Implementation of self-tuning control for turbine generators

Abstract

This thesis documents the work that has been done towards the development of a 'practical' self-tuning controller for turbine generator plant. It has been shown by simulation studies and practical investigations using a micro-alternator system that a significant enhancement in the overall performance in terms of control and stability can be achieved by improving the primary controls of a turbine generator using self-tuning control. The self-tuning AVR is based on the Generalised Predictive Control strategy. The design of the controller has been done using standard off-the-shelf microprocessor hardware and structured software design techniques. The proposed design is thus flexible, cost-effective, and readily applicable to 'real' generating plant. Several practical issues have been tackled during the design of the self-tuning controller and techniques to improve the robustness of the measurement system, controller, and parameter estimator have been proposed and evaluated. A simple and robust measurement system for plant variables based on software techniques has been developed and its suitability for use in the self-tuning controller has been practically verified. The convergence, adaptability, and robustness aspects of the parameter estimator have been evaluated and shown to be suitable for long-term operation in 'real' self-tuning controllers.
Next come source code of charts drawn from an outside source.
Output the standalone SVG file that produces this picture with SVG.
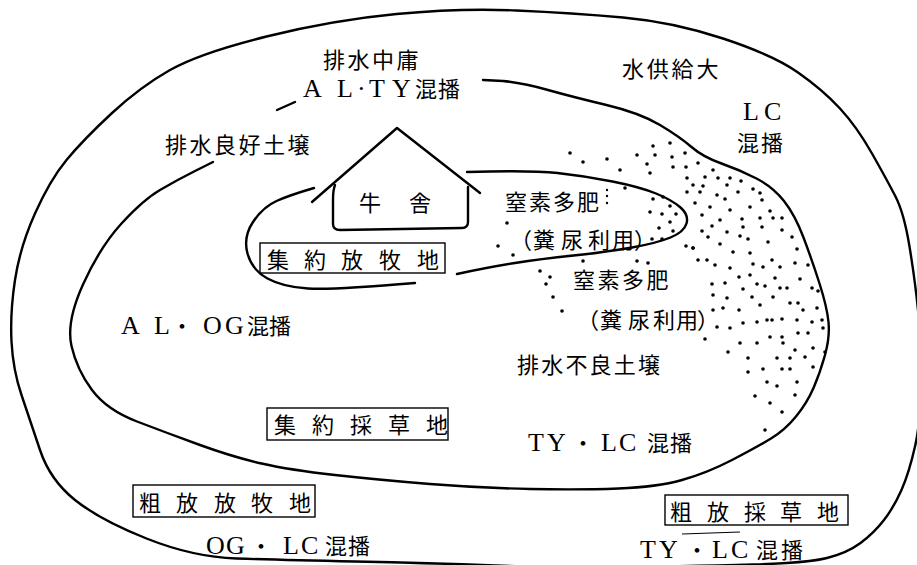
<svg xmlns="http://www.w3.org/2000/svg" width="917" height="565" viewBox="0 0 917 565">
<style>
.ln{fill:none;stroke:#000;stroke-width:2.4;stroke-linecap:round;stroke-linejoin:round}
.thin{fill:none;stroke:#000;stroke-width:1.1}
.box{fill:none;stroke:#000;stroke-width:1.4}
.jp{font-family:"Noto Sans CJK JP","Noto Sans CJK SC",sans-serif;font-size:22px;fill:#000}
.lat{font-family:"Liberation Serif","Noto Sans CJK JP",serif;font-size:26px;fill:#000}
.dots circle{fill:#000}
</style>
<rect width="917" height="565" fill="#fff"/>
<g id="connectors">
<path id="outer" class="ln" d="M 11.5,341.5 Q 10,313 15,280 Q 20,247 35,213.5 Q 50,180 66.5,160 Q 83,140 111.5,113.5 Q 140,87 170,70 Q 200,53 266.5,36.5 Q 333,20 396.5,14 Q 460,8 516.5,10.5 Q 573,13 623,17.5 Q 673,22 723,38.5 Q 773,55 798,72.5 Q 823,90 840,108.5 Q 857,127 872,153.5 Q 887,180 895.5,196.5 Q 904,213 909.5,246.5 Q 915,280 918,310 Q 921,340 921,380 Q 921,420 915,446.5 Q 909,473 901.5,490 Q 894,507 884,520 Q 874,533 860.5,543 Q 847,553 827,558 Q 807,563 753.5,564.5 Q 700,566 630,567 Q 560,568 495,565.5 Q 430,563 355,561.5 Q 280,560 236.5,558.5 Q 193,557 146.5,538.5 Q 100,520 75,500 Q 50,480 40,450 Q 30,420 21.5,395 Q 13,370 11.5,341.5 Z"/>
<path id="middle" class="ln" d="M 483,80 L 503,81 Q 523,83 548,90 Q 573,97 606.5,105 Q 640,113 660,125 Q 680,137 691.5,147 Q 703,157 721.5,163.5 Q 740,170 756.5,178.5 Q 773,187 784,201 Q 795,215 803.5,237.5 Q 812,260 819.5,283.5 Q 827,307 828.5,322 Q 830,337 825,355 Q 820,373 813.5,388 Q 807,403 796,416.5 Q 785,430 771,438.5 Q 757,447 732,460 Q 707,473 682,480 Q 657,487 618.5,488.5 Q 580,490 530,489 Q 480,488 430,484 Q 380,480 335,475 Q 290,470 261.5,463.5 Q 233,457 200,445 Q 167,433 137,421.5 Q 107,410 92,390 Q 77,370 71.5,346 Q 66,322 83,284.5 Q 100,247 121.5,223.5 Q 143,200 160,190 Q 177,180 195,171 L 213,162"/>
<path id="middle-dash" class="ln" d="M 277,110 L 295,102"/>
<path id="inner-a" class="ln" d="M 467,172 Q 530,170 557.5,173 Q 585,176 612.5,181.5 Q 640,187 656,193.5 Q 672,200 680.5,207.5 Q 689,215 686.5,223.5 Q 684,232 670.5,237.5 Q 657,243 632,247.5 Q 607,252 573.5,255.5 Q 540,259 515,263 Q 490,267 457,274"/>
<path id="inner-b" class="ln" d="M 415,283 Q 333,290 308,288.5 Q 283,287 267.5,278.5 Q 252,270 247.5,253.5 Q 243,237 253,222 Q 263,207 276.5,201 Q 290,195 314,188"/>
<path id="short-line" class="thin" d="M 682,534 L 740,532"/>
</g>
<g id="barn">
<path class="ln" d="M 312,202 L 397,128 L 480,193"/>
<path class="ln" d="M 335,185 Q 333,190 333,200 L 333,224 Q 333,230 340,230 L 462,228 Q 468,228 468,222 L 468,187"/>
<text class="jp" font-size="21" x="359" y="211">牛<tspan x="409">舎</tspan></text>
</g>
<g id="dots" class="dots">
<circle cx="685" cy="153" r="1.8"/><circle cx="698" cy="163" r="1.8"/><circle cx="713" cy="170" r="1.8"/><circle cx="687" cy="178" r="1.8"/><circle cx="705" cy="177" r="1.8"/><circle cx="718" cy="178" r="1.8"/><circle cx="730" cy="178" r="1.8"/><circle cx="741" cy="181" r="1.8"/><circle cx="693" cy="185" r="1.8"/><circle cx="727" cy="185" r="1.8"/>
<circle cx="687" cy="192" r="1.8"/><circle cx="700" cy="192" r="1.8"/><circle cx="717" cy="195" r="1.8"/><circle cx="738" cy="192" r="1.8"/><circle cx="753" cy="189" r="1.8"/><circle cx="695" cy="203" r="1.8"/><circle cx="710" cy="207" r="1.8"/><circle cx="725" cy="199" r="1.8"/><circle cx="762" cy="200" r="1.8"/><circle cx="750" cy="207" r="1.8"/><circle cx="730" cy="210" r="1.8"/>
<circle cx="702" cy="215" r="1.8"/><circle cx="720" cy="220" r="1.8"/><circle cx="742" cy="219" r="1.8"/><circle cx="760" cy="218" r="1.8"/><circle cx="773" cy="218" r="1.8"/><circle cx="782" cy="218" r="1.8"/><circle cx="770" cy="211" r="1.8"/><circle cx="712" cy="226" r="1.8"/><circle cx="743" cy="227" r="1.8"/><circle cx="762" cy="227" r="1.8"/>
<circle cx="702" cy="231" r="1.8"/><circle cx="727" cy="232" r="1.8"/><circle cx="708" cy="237" r="1.8"/><circle cx="740" cy="236" r="1.8"/><circle cx="748" cy="239" r="1.8"/><circle cx="768" cy="242" r="1.8"/><circle cx="782" cy="230" r="1.8"/><circle cx="792" cy="237" r="1.8"/><circle cx="720" cy="244" r="1.8"/><circle cx="693" cy="248" r="1.8"/>
<circle cx="698" cy="260" r="1.8"/><circle cx="707" cy="260" r="1.8"/><circle cx="715" cy="265" r="1.8"/><circle cx="733" cy="252" r="1.8"/><circle cx="750" cy="253" r="1.8"/><circle cx="763" cy="267" r="1.8"/><circle cx="780" cy="267" r="1.8"/><circle cx="797" cy="249" r="1.8"/><circle cx="795" cy="263" r="1.8"/><circle cx="808" cy="265" r="1.8"/><circle cx="730" cy="268" r="1.8"/><circle cx="753" cy="264" r="1.8"/><circle cx="772" cy="260" r="1.8"/>
<circle cx="712" cy="284" r="1.8"/><circle cx="725" cy="283" r="1.8"/><circle cx="739" cy="277" r="1.8"/><circle cx="750" cy="275" r="1.8"/><circle cx="757" cy="284" r="1.8"/><circle cx="765" cy="286" r="1.8"/><circle cx="780" cy="288" r="1.8"/><circle cx="787" cy="288" r="1.8"/><circle cx="775" cy="278" r="1.8"/><circle cx="800" cy="279" r="1.8"/><circle cx="812" cy="288" r="1.8"/><circle cx="818" cy="291" r="1.8"/>
<circle cx="713" cy="295" r="1.8"/><circle cx="727" cy="298" r="1.8"/><circle cx="743" cy="289" r="1.8"/><circle cx="752" cy="297" r="1.8"/><circle cx="760" cy="305" r="1.8"/><circle cx="773" cy="297" r="1.8"/><circle cx="790" cy="303" r="1.8"/><circle cx="798" cy="303" r="1.8"/><circle cx="803" cy="310" r="1.8"/><circle cx="817" cy="308" r="1.8"/><circle cx="713" cy="310" r="1.8"/><circle cx="723" cy="308" r="1.8"/><circle cx="739" cy="310" r="1.8"/>
<circle cx="757" cy="322" r="1.8"/><circle cx="767" cy="320" r="1.8"/><circle cx="782" cy="319" r="1.8"/><circle cx="797" cy="320" r="1.8"/><circle cx="812" cy="322" r="1.8"/><circle cx="822" cy="320" r="1.8"/><circle cx="717" cy="327" r="1.8"/><circle cx="730" cy="328" r="1.8"/><circle cx="743" cy="323" r="1.8"/><circle cx="772" cy="320" r="1.8"/>
<circle cx="705" cy="339" r="1.8"/><circle cx="740" cy="343" r="1.8"/><circle cx="757" cy="343" r="1.8"/><circle cx="770" cy="337" r="1.8"/><circle cx="782" cy="337" r="1.8"/><circle cx="783" cy="343" r="1.8"/><circle cx="798" cy="333" r="1.8"/><circle cx="808" cy="333" r="1.8"/><circle cx="795" cy="350" r="1.8"/><circle cx="813" cy="348" r="1.8"/><circle cx="823" cy="328" r="1.8"/><circle cx="825" cy="352" r="1.8"/><circle cx="728" cy="352" r="1.8"/>
<circle cx="748" cy="358" r="1.8"/><circle cx="777" cy="358" r="1.8"/><circle cx="790" cy="358" r="1.8"/><circle cx="805" cy="357" r="1.8"/><circle cx="763" cy="369" r="1.8"/><circle cx="782" cy="369" r="1.8"/><circle cx="790" cy="369" r="1.8"/><circle cx="813" cy="367" r="1.8"/><circle cx="748" cy="372" r="1.8"/>
<circle cx="767" cy="382" r="1.8"/><circle cx="777" cy="386" r="1.8"/><circle cx="797" cy="382" r="1.8"/><circle cx="755" cy="396" r="1.8"/><circle cx="795" cy="395" r="1.8"/><circle cx="770" cy="403" r="1.8"/><circle cx="782" cy="412" r="1.8"/><circle cx="765" cy="430" r="1.8"/>
<circle cx="570" cy="153" r="1.8"/><circle cx="583" cy="162" r="1.8"/><circle cx="607" cy="159" r="1.8"/><circle cx="620" cy="170" r="1.8"/><circle cx="637" cy="155" r="1.8"/><circle cx="653" cy="146" r="1.8"/><circle cx="655" cy="155" r="1.8"/><circle cx="670" cy="143" r="1.8"/><circle cx="672" cy="157" r="1.8"/><circle cx="647" cy="164" r="1.8"/><circle cx="650" cy="173" r="1.8"/><circle cx="673" cy="167" r="1.8"/><circle cx="686" cy="167" r="1.8"/><circle cx="703" cy="186" r="1.8"/><circle cx="760" cy="193" r="1.8"/>
<circle cx="653" cy="199" r="1.8"/><circle cx="670" cy="206" r="1.8"/><circle cx="650" cy="212" r="1.8"/><circle cx="662" cy="214" r="1.8"/><circle cx="676" cy="214" r="1.8"/><circle cx="670" cy="222" r="1.8"/><circle cx="659" cy="228" r="1.8"/><circle cx="673" cy="231" r="1.8"/><circle cx="652" cy="239" r="1.8"/><circle cx="662" cy="239" r="1.8"/><circle cx="686" cy="246" r="1.8"/><circle cx="693" cy="248" r="1.8"/><circle cx="663" cy="197" r="1.8"/><circle cx="625" cy="188" r="1.8"/>
<circle cx="607" cy="190" r="1.2"/><circle cx="607" cy="196" r="1.2"/><circle cx="607" cy="203" r="1.2"/>
<circle cx="507" cy="223" r="1.8"/><circle cx="498" cy="246" r="1.8"/><circle cx="513" cy="255" r="1.8"/><circle cx="540" cy="271" r="1.8"/><circle cx="550" cy="277" r="1.8"/><circle cx="546" cy="284" r="1.8"/><circle cx="553" cy="297" r="1.8"/><circle cx="562" cy="311" r="1.8"/><circle cx="583" cy="261" r="1.8"/><circle cx="637" cy="261" r="1.8"/><circle cx="648" cy="263" r="1.8"/>
</g>
<g id="labels">
<text id="t-haisui-chuyo" class="jp" font-size="21" letter-spacing="2.5" x="323" y="68">排水中庸</text>
<text id="t-al-ty" class="lat" y="97"><tspan x="303 337 357 369 392">AL·TY</tspan><tspan class="jp" font-size="22" x="415 438">混播</tspan></text>
<text id="t-mizu" class="jp" font-size="21" letter-spacing="2.8" x="622" y="77">水供給大</text>
<text id="t-lc" class="lat" x="743 764" y="120">LC</text>
<text id="t-lc-konpa" class="jp" letter-spacing="2" x="737" y="151">混播</text>
<text id="t-ryoko" class="jp" letter-spacing="2.5" x="165" y="153">排水良好土壌</text>
<text id="t-chisso1" class="jp" letter-spacing="2" x="505" y="210">窒素多肥</text>
<text id="t-funnyo1" class="jp" x="510 533 561 588 612 634" y="248">（糞尿利用）</text>
<text id="t-chisso2" class="jp" letter-spacing="2.5" x="573" y="288">窒素多肥</text>
<text id="t-funnyo2" class="jp" x="577 600 628 653 676 697" y="328">（糞尿利用）</text>
<text id="t-furyo" class="jp" letter-spacing="2.2" x="517" y="373">排水不良土壌</text>
<text id="t-al-og" class="lat" y="334"><tspan x="121 154">AL</tspan><tspan class="jp" x="171">・</tspan><tspan x="203 225">OG</tspan><tspan class="jp" font-size="23" x="247 269">混播</tspan></text>
<text id="t-ty-lc1" class="lat" y="451"><tspan x="528 547">TY</tspan><tspan class="jp" x="572">・</tspan><tspan x="601 619">LC</tspan><tspan class="jp" font-size="23" x="647 670">混播</tspan></text>
<text id="t-og-lc" class="lat" y="554"><tspan x="206 226">OG</tspan><tspan class="jp" x="250">・</tspan><tspan x="283 301">LC</tspan><tspan class="jp" font-size="23" x="325 348">混播</tspan></text>
<text id="t-ty-lc2" class="lat" y="558"><tspan x="640 659">TY</tspan><tspan class="jp" x="686">・</tspan><tspan x="712 731">LC</tspan><tspan class="jp" font-size="23" x="756 781">混播</tspan></text>
</g>
<g id="node-shuyaku-hoboku">
<rect class="box" x="260" y="243" width="185" height="30"/>
<text class="jp" x="267 304 341 379 417" y="268">集約放牧地</text>
</g>
<g id="node-shuyaku-saiso">
<rect class="box" x="267" y="408" width="181" height="32"/>
<text class="jp" x="274 312 350 388 426" y="433">集約採草地</text>
</g>
<g id="node-sohou-hoboku">
<rect class="box" x="133" y="485" width="182" height="32"/>
<text class="jp" x="139 176 214 251 289" y="511">粗放放牧地</text>
</g>
<g id="node-sohou-saiso">
<rect class="box" x="665" y="495" width="183" height="30"/>
<text class="jp" x="670 707 744 780 817" y="520">粗放採草地</text>
</g>
</svg>
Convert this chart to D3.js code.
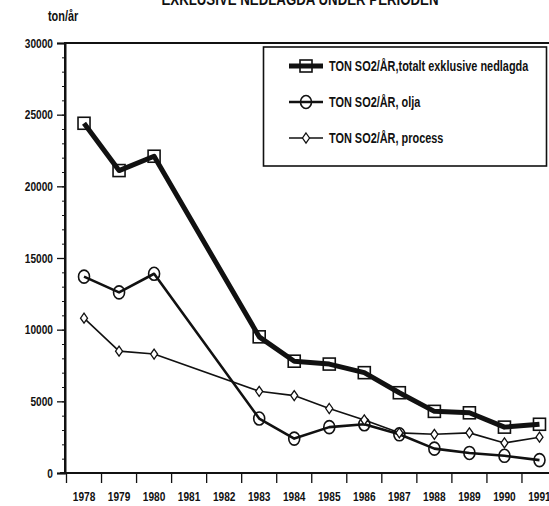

The self-tuning AVR has been extensively evaluated under normal and fault conditions of the turbine generator. It has been shown that this new controller is superior in performance when compared with a conventional lag-lead type of fixed-parameter digital AVR. The use of electrical power as a supplementary feedback signal in the new AVR is shown to further improve the dynamic stability of the system. The self-tuning AVR has been extended to a multivariable integrated self-tuning controller which combines the AVR and EHG functions. The flexibility of the new AVR to enable its expansion for more complex control applications has thus been demonstrated. Simple techniques to incorporate constraints on control inputs without upsetting the loop decoupling property of the multivariable controller have been proposed and evaluated. It is shown that a further improvement in control performance and stability can be achieved by the integrated controller.